- [What to do]:
Restate the records below word for word, and omit the images they hold.

- [Dataset content]:
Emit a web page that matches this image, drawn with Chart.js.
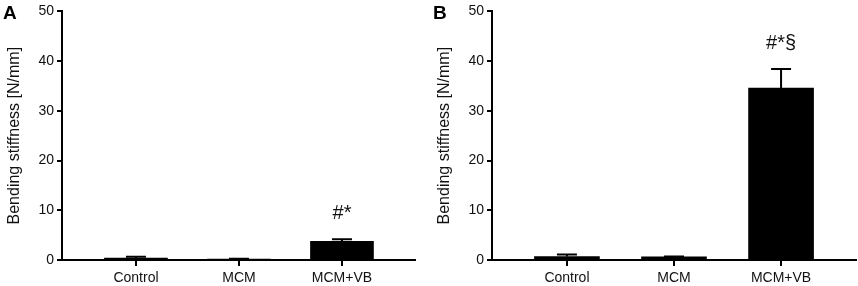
<!DOCTYPE html>
<html>
<head>
<meta charset="utf-8">
<script src="https://cdn.jsdelivr.net/npm/chart.js@4/dist/chart.umd.min.js"></script>
<style>
  html, body { margin: 0; padding: 0; background: #fff; }
  #wrap { position: relative; width: 858px; height: 286px; overflow: hidden; }
  .panel { position: absolute; top: 0; height: 286px; }
</style>
</head>
<body>
<div id="wrap">
  <div class="panel" style="left:0;width:430px"><canvas id="cA" width="430" height="286"></canvas></div>
  <div class="panel" style="left:430px;width:428px"><canvas id="cB" width="428" height="286"></canvas></div>
</div>
<script>
// ---- data ----
const categories = ['Control', 'MCM', 'MCM+VB'];
const yTicks = [0, 10, 20, 30, 40, 50];
const yTitle = 'Bending stiffness [N/mm]';

const meanA = [0.4, 0.05, 3.75];
const sdA   = [0.25, 0.2, 0.4];
const marksA = ['', '', '#*'];

const meanB = [0.7, 0.65, 34.6];
const sdB   = [0.4, 0.05, 3.8];
const marksB = ['', '', '#*§'];

const FONT = "'Liberation Sans', Arial, Helvetica, sans-serif";
const TEXT = '#111';

function makeChart(id, letter, means, sds, marks, barPx, xMin, xMax, padRight) {
  const errPlugin = {
    id: 'errbars' + id,
    afterDatasetsDraw(chart) {
      const ctx = chart.ctx;
      const xs = chart.scales.x, ys = chart.scales.y;
      ctx.save();
      ctx.strokeStyle = '#000';
      ctx.lineWidth = 2;
      means.forEach((m, i) => {
        const x = xs.getPixelForValue(i);
        const yb = ys.getPixelForValue(m);
        const yt = ys.getPixelForValue(m + sds[i]);
        ctx.beginPath();
        ctx.moveTo(x, yb); ctx.lineTo(x, yt);
        ctx.moveTo(x - 10, yt); ctx.lineTo(x + 10, yt);
        ctx.stroke();
        if (marks[i]) {
          ctx.fillStyle = TEXT;
          ctx.font = '20px ' + FONT;
          ctx.textAlign = 'center';
          ctx.textBaseline = 'middle';
          ctx.fillText(marks[i], x, yt - 26);
        }
      });
      ctx.fillStyle = '#000';
      ctx.font = 'bold 19px ' + FONT;
      ctx.textAlign = 'left';
      ctx.textBaseline = 'alphabetic';
      ctx.fillText(letter, 3, 19);
      ctx.restore();
    }
  };

  return new Chart(document.getElementById(id), {
    type: 'bar',
    data: {
      datasets: [{
        data: means.map((m, i) => ({ x: i, y: m })),
        backgroundColor: '#000',
        borderWidth: 0,
        barThickness: barPx
      }]
    },
    options: {
      responsive: false,
      animation: false,
      layout: { padding: { left: 0, right: padRight, top: 7, bottom: 0 } },
      plugins: { legend: { display: false }, tooltip: { enabled: false } },
      scales: {
        x: {
          type: 'linear',
          offset: false,
          min: xMin, max: xMax,
          afterBuildTicks: s => { s.ticks = categories.map((c, i) => ({ value: i })); },
          afterFit: s => { s.height = 26; },
          ticks: {
            callback: v => categories[v] ?? '',
            font: { family: FONT, size: 14 },
            color: TEXT, padding: 4, autoSkip: false, maxRotation: 0
          },
          grid: { display: true, offset: false, drawOnChartArea: false, drawTicks: true, tickLength: 6, color: '#000', lineWidth: 2 },
          border: { display: true, color: '#000', width: 2 }
        },
        y: {
          min: 0, max: 50,
          afterBuildTicks: s => { s.ticks = yTicks.map(v => ({ value: v })); },
          afterFit: s => { s.width = 62; },
          ticks: { font: { family: FONT, size: 14 }, color: TEXT, padding: 3 },
          grid: { display: true, drawOnChartArea: false, drawTicks: true, tickLength: 5, color: '#000', lineWidth: 2 },
          border: { display: true, color: '#000', width: 2 },
          title: { display: true, text: yTitle, font: { family: FONT, size: 16 }, color: TEXT, padding: { top: 5, bottom: 0 } }
        }
      }
    },
    plugins: [errPlugin]
  });
}

makeChart('cA', 'A', meanA, sdA, marksA, 63, -0.718, 2.709, 15);
makeChart('cB', 'B', meanB, sdB, marksB, 65, -0.70, 2.70, 2);
</script>
</body>
</html>
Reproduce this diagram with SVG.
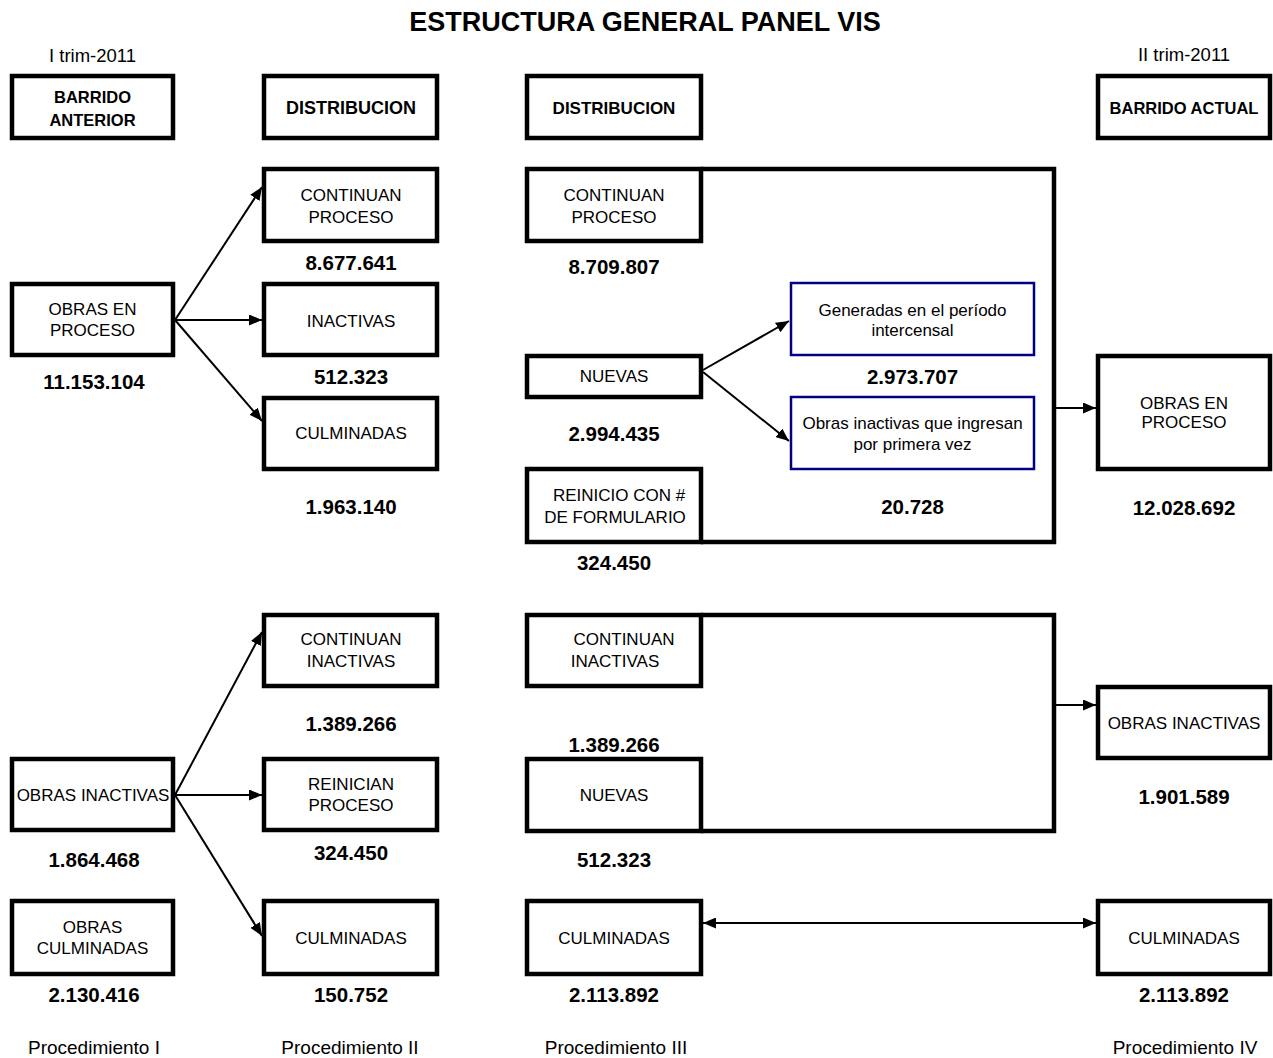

- [Task solution]:
Emit a web page that matches this image, drawn with Chart.js.
<!DOCTYPE html>
<html>
<head>
<meta charset="utf-8">
<script src="https://cdn.jsdelivr.net/npm/chart.js@4/dist/chart.umd.min.js"></script>
<style>
  html, body { margin: 0; padding: 0; background: #fff; }
  #wrap { position: relative; width: 858px; height: 286px; overflow: hidden; }
  .panel { position: absolute; top: 0; height: 286px; }
</style>
</head>
<body>
<div id="wrap">
  <div class="panel" style="left:0;width:430px"><canvas id="cA" width="430" height="286"></canvas></div>
  <div class="panel" style="left:430px;width:428px"><canvas id="cB" width="428" height="286"></canvas></div>
</div>
<script>
// ---- data ----
const categories = ['Control', 'MCM', 'MCM+VB'];
const yTicks = [0, 10, 20, 30, 40, 50];
const yTitle = 'Bending stiffness [N/mm]';

const meanA = [0.4, 0.05, 3.75];
const sdA   = [0.25, 0.2, 0.4];
const marksA = ['', '', '#*'];

const meanB = [0.7, 0.65, 34.6];
const sdB   = [0.4, 0.05, 3.8];
const marksB = ['', '', '#*§'];

const FONT = "'Liberation Sans', Arial, Helvetica, sans-serif";
const TEXT = '#111';

function makeChart(id, letter, means, sds, marks, barPx, xMin, xMax, padRight) {
  const errPlugin = {
    id: 'errbars' + id,
    afterDatasetsDraw(chart) {
      const ctx = chart.ctx;
      const xs = chart.scales.x, ys = chart.scales.y;
      ctx.save();
      ctx.strokeStyle = '#000';
      ctx.lineWidth = 2;
      means.forEach((m, i) => {
        const x = xs.getPixelForValue(i);
        const yb = ys.getPixelForValue(m);
        const yt = ys.getPixelForValue(m + sds[i]);
        ctx.beginPath();
        ctx.moveTo(x, yb); ctx.lineTo(x, yt);
        ctx.moveTo(x - 10, yt); ctx.lineTo(x + 10, yt);
        ctx.stroke();
        if (marks[i]) {
          ctx.fillStyle = TEXT;
          ctx.font = '20px ' + FONT;
          ctx.textAlign = 'center';
          ctx.textBaseline = 'middle';
          ctx.fillText(marks[i], x, yt - 26);
        }
      });
      ctx.fillStyle = '#000';
      ctx.font = 'bold 19px ' + FONT;
      ctx.textAlign = 'left';
      ctx.textBaseline = 'alphabetic';
      ctx.fillText(letter, 3, 19);
      ctx.restore();
    }
  };

  return new Chart(document.getElementById(id), {
    type: 'bar',
    data: {
      datasets: [{
        data: means.map((m, i) => ({ x: i, y: m })),
        backgroundColor: '#000',
        borderWidth: 0,
        barThickness: barPx
      }]
    },
    options: {
      responsive: false,
      animation: false,
      layout: { padding: { left: 0, right: padRight, top: 7, bottom: 0 } },
      plugins: { legend: { display: false }, tooltip: { enabled: false } },
      scales: {
        x: {
          type: 'linear',
          offset: false,
          min: xMin, max: xMax,
          afterBuildTicks: s => { s.ticks = categories.map((c, i) => ({ value: i })); },
          afterFit: s => { s.height = 26; },
          ticks: {
            callback: v => categories[v] ?? '',
            font: { family: FONT, size: 14 },
            color: TEXT, padding: 4, autoSkip: false, maxRotation: 0
          },
          grid: { display: true, offset: false, drawOnChartArea: false, drawTicks: true, tickLength: 6, color: '#000', lineWidth: 2 },
          border: { display: true, color: '#000', width: 2 }
        },
        y: {
          min: 0, max: 50,
          afterBuildTicks: s => { s.ticks = yTicks.map(v => ({ value: v })); },
          afterFit: s => { s.width = 62; },
          ticks: { font: { family: FONT, size: 14 }, color: TEXT, padding: 3 },
          grid: { display: true, drawOnChartArea: false, drawTicks: true, tickLength: 5, color: '#000', lineWidth: 2 },
          border: { display: true, color: '#000', width: 2 },
          title: { display: true, text: yTitle, font: { family: FONT, size: 16 }, color: TEXT, padding: { top: 5, bottom: 0 } }
        }
      }
    },
    plugins: [errPlugin]
  });
}

makeChart('cA', 'A', meanA, sdA, marksA, 63, -0.718, 2.709, 15);
makeChart('cB', 'B', meanB, sdB, marksB, 65, -0.70, 2.70, 2);
</script>
</body>
</html>
Reproduce this diagram with SVG.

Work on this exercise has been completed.